The decreasing amount of groundwater worldwide, especially in places with traditionally high levels, is a significant cause for concern. Winters are also becoming shorter and summers longer, and more water that the ground would have absorbed is now drying up and evaporating faster. All projections point to us needing more water for drinking, generating heat, growing plants, raising animals, and more.
Right now, humans are competing with nature for water. Plants will suffer if they lack water. Trees get dry, becoming a breeding ground for fungi and other organisms that can cause respiratory and other diseases when released into the air.

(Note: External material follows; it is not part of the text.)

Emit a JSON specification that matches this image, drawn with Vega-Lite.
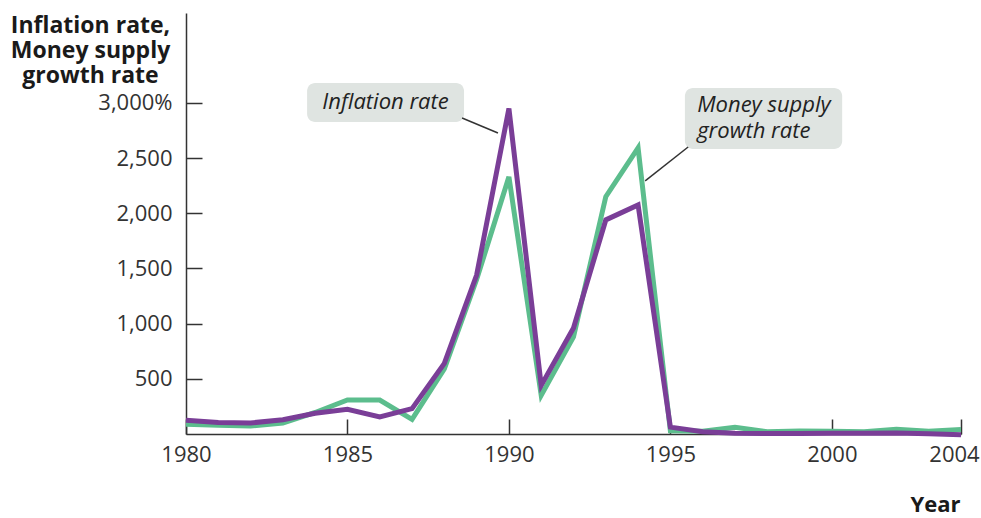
{
  "$schema": "https://vega.github.io/schema/vega-lite/v6.json",
  "width": 775,
  "height": 421,
  "autosize": {"type": "none"},
  "padding": {"left": 186, "top": 13, "right": 20, "bottom": 84},
  "config": {"view": {"stroke": null}, "font": "Open Sans"},
  "datasets": {
    "series": [
      {"year": 1980, "series": "Money supply growth rate", "value": 88},
      {"year": 1981, "series": "Money supply growth rate", "value": 80},
      {"year": 1982, "series": "Money supply growth rate", "value": 72},
      {"year": 1983, "series": "Money supply growth rate", "value": 100},
      {"year": 1984, "series": "Money supply growth rate", "value": 195},
      {"year": 1985, "series": "Money supply growth rate", "value": 308},
      {"year": 1986, "series": "Money supply growth rate", "value": 308},
      {"year": 1987, "series": "Money supply growth rate", "value": 132},
      {"year": 1988, "series": "Money supply growth rate", "value": 590},
      {"year": 1989, "series": "Money supply growth rate", "value": 1400},
      {"year": 1990, "series": "Money supply growth rate", "value": 2330},
      {"year": 1991, "series": "Money supply growth rate", "value": 350},
      {"year": 1992, "series": "Money supply growth rate", "value": 880},
      {"year": 1993, "series": "Money supply growth rate", "value": 2150},
      {"year": 1994, "series": "Money supply growth rate", "value": 2592},
      {"year": 1995, "series": "Money supply growth rate", "value": 30},
      {"year": 1996, "series": "Money supply growth rate", "value": 25},
      {"year": 1997, "series": "Money supply growth rate", "value": 60},
      {"year": 1998, "series": "Money supply growth rate", "value": 20},
      {"year": 1999, "series": "Money supply growth rate", "value": 28},
      {"year": 2000, "series": "Money supply growth rate", "value": 26},
      {"year": 2001, "series": "Money supply growth rate", "value": 20},
      {"year": 2002, "series": "Money supply growth rate", "value": 42},
      {"year": 2003, "series": "Money supply growth rate", "value": 25},
      {"year": 2004, "series": "Money supply growth rate", "value": 40},
      {"year": 1980, "series": "Inflation rate", "value": 125},
      {"year": 1981, "series": "Inflation rate", "value": 105},
      {"year": 1982, "series": "Inflation rate", "value": 100},
      {"year": 1983, "series": "Inflation rate", "value": 130},
      {"year": 1984, "series": "Inflation rate", "value": 188},
      {"year": 1985, "series": "Inflation rate", "value": 224},
      {"year": 1986, "series": "Inflation rate", "value": 155},
      {"year": 1987, "series": "Inflation rate", "value": 230},
      {"year": 1988, "series": "Inflation rate", "value": 640},
      {"year": 1989, "series": "Inflation rate", "value": 1440},
      {"year": 1990, "series": "Inflation rate", "value": 2950},
      {"year": 1991, "series": "Inflation rate", "value": 440},
      {"year": 1992, "series": "Inflation rate", "value": 960},
      {"year": 1993, "series": "Inflation rate", "value": 1940},
      {"year": 1994, "series": "Inflation rate", "value": 2076},
      {"year": 1995, "series": "Inflation rate", "value": 62},
      {"year": 1996, "series": "Inflation rate", "value": 20},
      {"year": 1997, "series": "Inflation rate", "value": 7},
      {"year": 1998, "series": "Inflation rate", "value": 5},
      {"year": 1999, "series": "Inflation rate", "value": 5},
      {"year": 2000, "series": "Inflation rate", "value": 7},
      {"year": 2001, "series": "Inflation rate", "value": 7},
      {"year": 2002, "series": "Inflation rate", "value": 10},
      {"year": 2003, "series": "Inflation rate", "value": 2},
      {"year": 2004, "series": "Inflation rate", "value": -6}
    ],
    "boxes": [
      {"label": "Inflation rate", "x1": 1983.75, "x2": 1988.61, "y1": 2828, "y2": 3181},
      {"label": "Money supply growth rate", "x1": 1995.45, "x2": 2000.32, "y1": 2583, "y2": 3136}
    ],
    "leaders": [
      {"label": "Inflation rate", "x1": 1988.55, "y1": 2864, "x2": 1989.66, "y2": 2728},
      {"label": "Money supply growth rate", "x1": 1995.55, "y1": 2601, "x2": 1994.22, "y2": 2293}
    ],
    "labelsCenter": [
      {"text": "Inflation rate", "x": 1986.18, "y": 3005}
    ],
    "labelsLeft": [
      {"text": "Money supply\ngrowth rate", "x": 1995.83, "y": 2919}
    ]
  },
  "layer": [
    {
      "data": {"name": "boxes"},
      "mark": {"type": "rect", "fill": "#dfe4e1", "cornerRadius": 8},
      "encoding": {
        "x": {"field": "x1", "type": "quantitative"},
        "x2": {"field": "x2"},
        "y": {"field": "y1", "type": "quantitative"},
        "y2": {"field": "y2"}
      }
    },
    {
      "data": {"name": "leaders"},
      "mark": {"type": "rule", "stroke": "#333333", "strokeWidth": 1.5},
      "encoding": {
        "x": {"field": "x1", "type": "quantitative"},
        "x2": {"field": "x2"},
        "y": {"field": "y1", "type": "quantitative"},
        "y2": {"field": "y2"}
      }
    },
    {
      "data": {"name": "series"},
      "transform": [{"filter": "datum.series === 'Money supply growth rate'"}],
      "mark": {"type": "line", "stroke": "#5cbd8d", "strokeWidth": 5, "strokeJoin": "miter"},
      "encoding": {
        "x": {
          "field": "year", "type": "quantitative",
          "scale": {"domain": [1980, 2004], "nice": false, "zero": false},
          "axis": {
            "values": [1980, 1985, 1990, 1995, 2000, 2004],
            "labelExpr": "'' + datum.value",
            "labelFlush": false,
            "grid": false,
            "domainColor": "#333333", "domainWidth": 1.5,
            "tickColor": "#333333", "tickWidth": 1.5, "tickSize": -15,
            "labelFontSize": 22, "labelColor": "#333333", "labelPadding": 25,
            "labelFont": "Open Sans",
            "labelOffset": {"condition": {"test": "datum.value == 2004", "value": -7}, "value": 0},
            "title": "Year", "titleFontSize": 22, "titleFontWeight": "bold", "titleColor": "#1a1a1a",
            "titleAlign": "right", "titleBaseline": "alphabetic", "titleX": 774, "titleY": 77
          }
        },
        "y": {
          "field": "value", "type": "quantitative",
          "scale": {"domain": [0, 3815], "nice": false},
          "axis": {
            "values": [500, 1000, 1500, 2000, 2500, 3000],
            "labelExpr": "datum.value === 3000 ? '3,000%' : format(datum.value, ',')",
            "labelFlush": false,
            "grid": false,
            "domainColor": "#333333", "domainWidth": 1.5,
            "tickColor": "#333333", "tickWidth": 1.5, "tickSize": -16,
            "labelFontSize": 22, "labelColor": "#333333", "labelPadding": 30,
            "labelFont": "Open Sans",
            "title": ["Inflation rate,", "Money supply", "growth rate"],
            "titleFontSize": 23, "titleFontWeight": "bold", "titleColor": "#1a1a1a",
            "titleAngle": 0, "titleAlign": "center", "titleBaseline": "alphabetic",
            "titleX": -96, "titleY": 19, "titleLineHeight": 25
          }
        }
      }
    },
    {
      "data": {"name": "series"},
      "transform": [{"filter": "datum.series === 'Inflation rate'"}],
      "mark": {"type": "line", "stroke": "#7a3e97", "strokeWidth": 5, "strokeJoin": "miter"},
      "encoding": {
        "x": {"field": "year", "type": "quantitative"},
        "y": {"field": "value", "type": "quantitative"}
      }
    },
    {
      "data": {"name": "labelsCenter"},
      "mark": {"type": "text", "align": "center", "baseline": "middle", "fontSize": 22, "fontStyle": "italic", "font": "Open Sans", "color": "#222222"},
      "encoding": {
        "x": {"field": "x", "type": "quantitative"},
        "y": {"field": "y", "type": "quantitative"},
        "text": {"field": "text"}
      }
    },
    {
      "data": {"name": "labelsLeft"},
      "mark": {"type": "text", "align": "left", "baseline": "alphabetic", "fontSize": 22, "fontStyle": "italic", "font": "Open Sans", "color": "#222222", "lineBreak": "\n", "lineHeight": 26},
      "encoding": {
        "x": {"field": "x", "type": "quantitative"},
        "y": {"field": "y", "type": "quantitative"},
        "text": {"field": "text"}
      }
    }
  ]
}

Reduced species diversity is another major challenge we face as humanity because once a species is lost, it's lost forever. This is seen in the declining rates of aquatic life forms you'll find in one area. Freshwater streams and rivers might seem innocuous, but they are among the most biodiverse habitats on the planet. However, when there is reduced water flow, some species won't survive.
Another cause for concern is the amount of wastewater in rivers and streams going into the groundwater. And while there is the technology that can purify it, the water will still contain toxic residues from pesticides and pharmaceuticals, including microplastics. Over the years, there have been many high-profile cases where industrial runoff poisoned drinking water sources, causing many illnesses to residents.
Another unexpected effect of water drying up is that it will compromise the soil. Tree roots are not getting the same amount of water, causing them to die. Dead and dry forests will also affect animals - they lose their habitat and add to the dropping biodiversity levels. Building structural integrity is now compromised because the ground is dryer. Foundations may no longer be stable when the soil used to be moist and compact; now, it is dry and cracked in many areas.
As the planet continues to dry out, it is losing many natural beaches and sights that people used to enjoy. As mentioned in the first part, mass migration will be inevitable as people desperately find other places to live. And finally, earthquakes will become more devastating because the soil is dryer, more brittle and easier to break apart and shake.
Solutions must be found as soon as possible because the chilling answer to the question: What happens when our water dries up?, is that it can't guarantee man's survival.